=== Exercise objective ===
Wherever the word "chart" appears in a line, copy that line.

=== Information shown ===
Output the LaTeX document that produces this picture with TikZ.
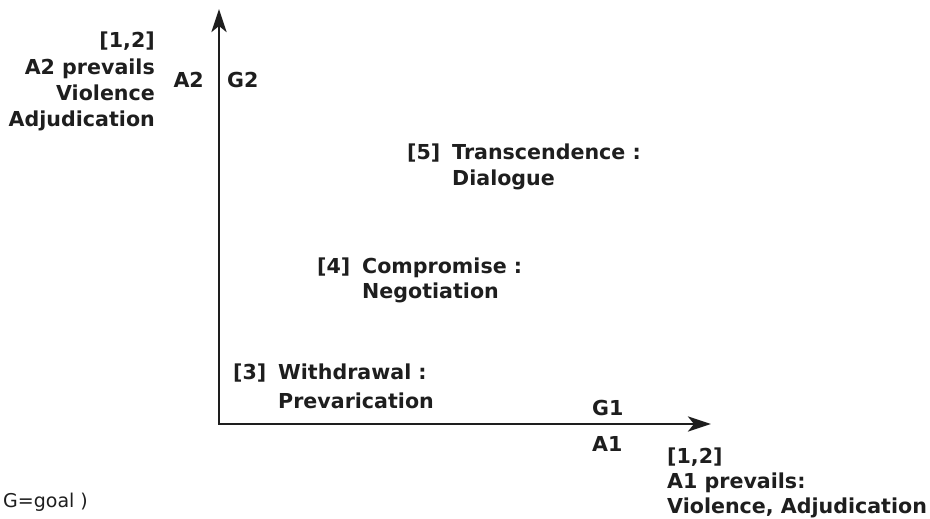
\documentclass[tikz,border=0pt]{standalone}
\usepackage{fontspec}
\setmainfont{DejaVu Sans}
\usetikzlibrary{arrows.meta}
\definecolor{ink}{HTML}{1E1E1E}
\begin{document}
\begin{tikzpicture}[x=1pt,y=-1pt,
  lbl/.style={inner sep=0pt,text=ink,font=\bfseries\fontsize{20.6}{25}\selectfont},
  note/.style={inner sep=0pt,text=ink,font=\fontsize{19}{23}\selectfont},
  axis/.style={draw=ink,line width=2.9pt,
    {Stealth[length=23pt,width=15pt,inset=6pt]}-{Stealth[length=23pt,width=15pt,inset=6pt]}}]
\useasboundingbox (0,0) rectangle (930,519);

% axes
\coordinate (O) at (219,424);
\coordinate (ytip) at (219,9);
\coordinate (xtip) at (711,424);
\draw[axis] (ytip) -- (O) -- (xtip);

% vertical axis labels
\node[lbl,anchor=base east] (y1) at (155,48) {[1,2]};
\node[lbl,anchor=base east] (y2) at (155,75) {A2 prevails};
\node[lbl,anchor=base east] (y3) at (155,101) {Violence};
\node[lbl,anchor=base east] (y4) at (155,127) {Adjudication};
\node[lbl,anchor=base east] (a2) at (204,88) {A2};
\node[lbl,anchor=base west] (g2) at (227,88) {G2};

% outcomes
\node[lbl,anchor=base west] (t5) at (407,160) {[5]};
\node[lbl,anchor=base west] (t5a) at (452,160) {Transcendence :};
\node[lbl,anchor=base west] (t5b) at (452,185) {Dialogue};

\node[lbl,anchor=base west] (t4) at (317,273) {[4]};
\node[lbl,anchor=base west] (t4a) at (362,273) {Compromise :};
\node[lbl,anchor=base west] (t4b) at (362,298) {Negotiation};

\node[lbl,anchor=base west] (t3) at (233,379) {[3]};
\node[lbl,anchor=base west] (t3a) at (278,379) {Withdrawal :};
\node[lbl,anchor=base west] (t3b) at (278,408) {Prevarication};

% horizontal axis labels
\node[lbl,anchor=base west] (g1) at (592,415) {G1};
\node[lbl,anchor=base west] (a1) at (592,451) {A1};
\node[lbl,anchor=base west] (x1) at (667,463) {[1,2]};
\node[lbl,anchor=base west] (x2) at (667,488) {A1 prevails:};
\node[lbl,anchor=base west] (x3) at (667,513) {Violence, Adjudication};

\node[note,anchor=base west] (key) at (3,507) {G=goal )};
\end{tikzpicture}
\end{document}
==
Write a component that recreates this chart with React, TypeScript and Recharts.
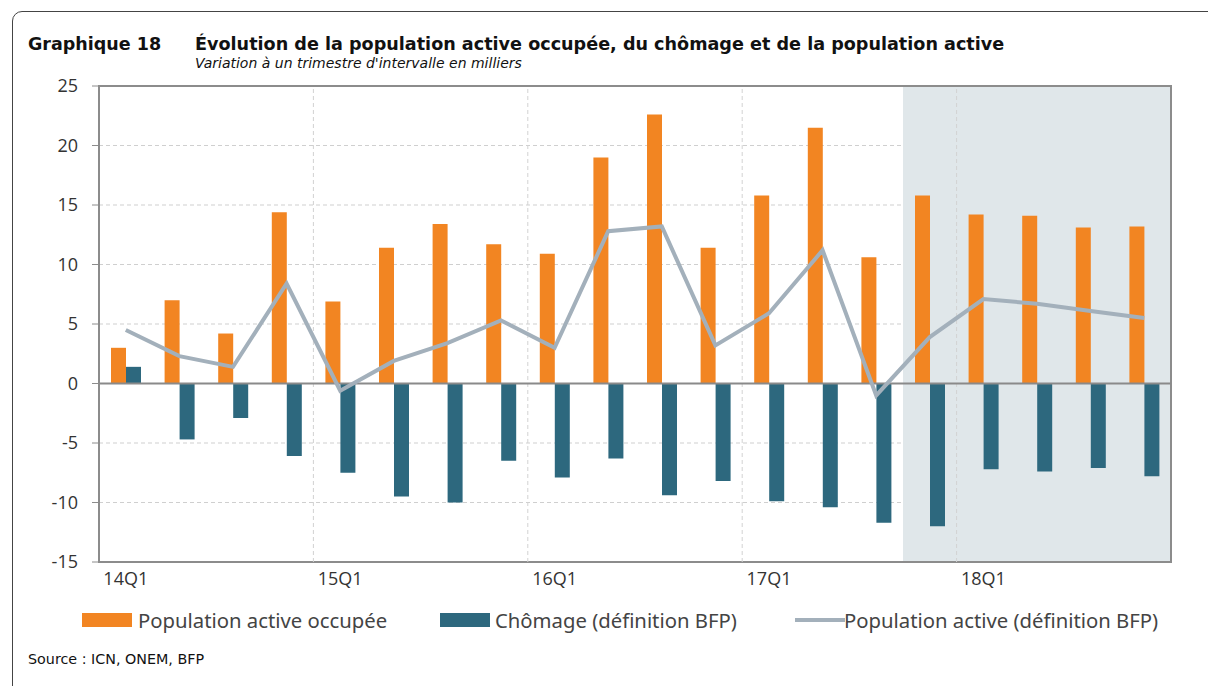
==
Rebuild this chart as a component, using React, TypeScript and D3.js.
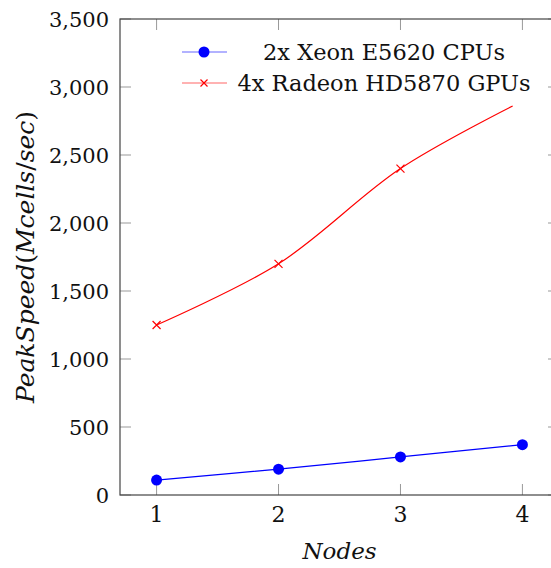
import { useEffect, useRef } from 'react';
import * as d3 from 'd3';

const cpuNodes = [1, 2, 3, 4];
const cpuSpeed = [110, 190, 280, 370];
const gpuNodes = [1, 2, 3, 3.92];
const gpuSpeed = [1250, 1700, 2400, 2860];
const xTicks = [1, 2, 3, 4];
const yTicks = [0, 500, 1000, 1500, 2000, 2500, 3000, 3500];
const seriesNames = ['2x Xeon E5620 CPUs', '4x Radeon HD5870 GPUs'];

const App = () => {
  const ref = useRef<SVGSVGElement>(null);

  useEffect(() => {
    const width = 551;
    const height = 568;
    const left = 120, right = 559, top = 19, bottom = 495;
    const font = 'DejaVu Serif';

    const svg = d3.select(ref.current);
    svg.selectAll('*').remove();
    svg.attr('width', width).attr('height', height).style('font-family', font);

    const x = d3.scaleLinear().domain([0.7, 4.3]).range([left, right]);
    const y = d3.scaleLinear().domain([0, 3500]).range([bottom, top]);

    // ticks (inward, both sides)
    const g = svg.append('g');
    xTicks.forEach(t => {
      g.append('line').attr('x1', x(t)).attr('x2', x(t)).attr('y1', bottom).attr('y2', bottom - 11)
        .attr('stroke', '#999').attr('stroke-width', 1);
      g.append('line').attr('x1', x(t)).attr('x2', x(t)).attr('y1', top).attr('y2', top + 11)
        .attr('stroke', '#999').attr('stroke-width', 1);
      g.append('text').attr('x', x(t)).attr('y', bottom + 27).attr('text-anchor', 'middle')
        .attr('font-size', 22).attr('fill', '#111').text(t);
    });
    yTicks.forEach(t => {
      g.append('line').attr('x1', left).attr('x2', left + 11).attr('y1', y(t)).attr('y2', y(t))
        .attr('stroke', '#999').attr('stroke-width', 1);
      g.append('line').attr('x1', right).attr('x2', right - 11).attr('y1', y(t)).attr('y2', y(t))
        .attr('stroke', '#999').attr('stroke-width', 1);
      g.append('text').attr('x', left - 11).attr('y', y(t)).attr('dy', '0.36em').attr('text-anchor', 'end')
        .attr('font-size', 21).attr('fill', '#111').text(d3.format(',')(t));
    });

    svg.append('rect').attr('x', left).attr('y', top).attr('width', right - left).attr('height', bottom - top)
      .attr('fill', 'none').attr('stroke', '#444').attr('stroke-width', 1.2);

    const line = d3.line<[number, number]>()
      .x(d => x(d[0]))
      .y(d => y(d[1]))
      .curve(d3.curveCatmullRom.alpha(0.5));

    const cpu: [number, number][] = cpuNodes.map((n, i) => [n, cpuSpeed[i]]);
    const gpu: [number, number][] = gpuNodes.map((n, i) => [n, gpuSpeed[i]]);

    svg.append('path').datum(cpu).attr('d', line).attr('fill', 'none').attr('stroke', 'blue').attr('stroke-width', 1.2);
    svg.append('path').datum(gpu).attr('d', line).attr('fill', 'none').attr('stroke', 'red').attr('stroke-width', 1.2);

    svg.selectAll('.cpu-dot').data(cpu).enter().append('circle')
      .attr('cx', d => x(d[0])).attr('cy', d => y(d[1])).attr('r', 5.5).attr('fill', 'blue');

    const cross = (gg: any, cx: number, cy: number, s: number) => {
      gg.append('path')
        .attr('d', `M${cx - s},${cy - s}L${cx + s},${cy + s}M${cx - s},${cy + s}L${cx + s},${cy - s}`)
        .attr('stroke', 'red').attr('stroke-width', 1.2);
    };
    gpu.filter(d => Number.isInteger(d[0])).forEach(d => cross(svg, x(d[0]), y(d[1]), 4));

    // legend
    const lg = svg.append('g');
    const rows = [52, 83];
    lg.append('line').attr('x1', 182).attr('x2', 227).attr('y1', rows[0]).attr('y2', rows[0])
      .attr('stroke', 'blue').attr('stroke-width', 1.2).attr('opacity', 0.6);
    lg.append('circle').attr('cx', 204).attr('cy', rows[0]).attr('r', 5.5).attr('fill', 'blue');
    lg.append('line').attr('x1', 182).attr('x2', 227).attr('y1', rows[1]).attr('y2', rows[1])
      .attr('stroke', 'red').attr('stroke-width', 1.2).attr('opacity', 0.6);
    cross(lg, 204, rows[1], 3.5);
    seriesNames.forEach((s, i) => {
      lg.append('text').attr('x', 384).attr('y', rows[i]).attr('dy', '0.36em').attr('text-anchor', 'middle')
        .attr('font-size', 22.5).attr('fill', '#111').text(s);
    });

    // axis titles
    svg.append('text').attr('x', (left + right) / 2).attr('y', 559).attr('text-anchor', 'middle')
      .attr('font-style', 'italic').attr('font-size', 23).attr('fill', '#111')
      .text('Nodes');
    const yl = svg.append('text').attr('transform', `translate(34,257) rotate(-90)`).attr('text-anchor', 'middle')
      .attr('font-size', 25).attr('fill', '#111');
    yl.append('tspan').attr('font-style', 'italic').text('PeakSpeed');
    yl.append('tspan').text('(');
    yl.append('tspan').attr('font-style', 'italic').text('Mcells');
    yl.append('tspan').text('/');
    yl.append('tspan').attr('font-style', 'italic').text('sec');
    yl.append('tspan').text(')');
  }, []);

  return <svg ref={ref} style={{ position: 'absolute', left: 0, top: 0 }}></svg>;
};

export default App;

=== Result of the task ===
Write a component that recreates this chart with React, TypeScript and Recharts.
Rebuild this chart as a component, using React, TypeScript and D3.js.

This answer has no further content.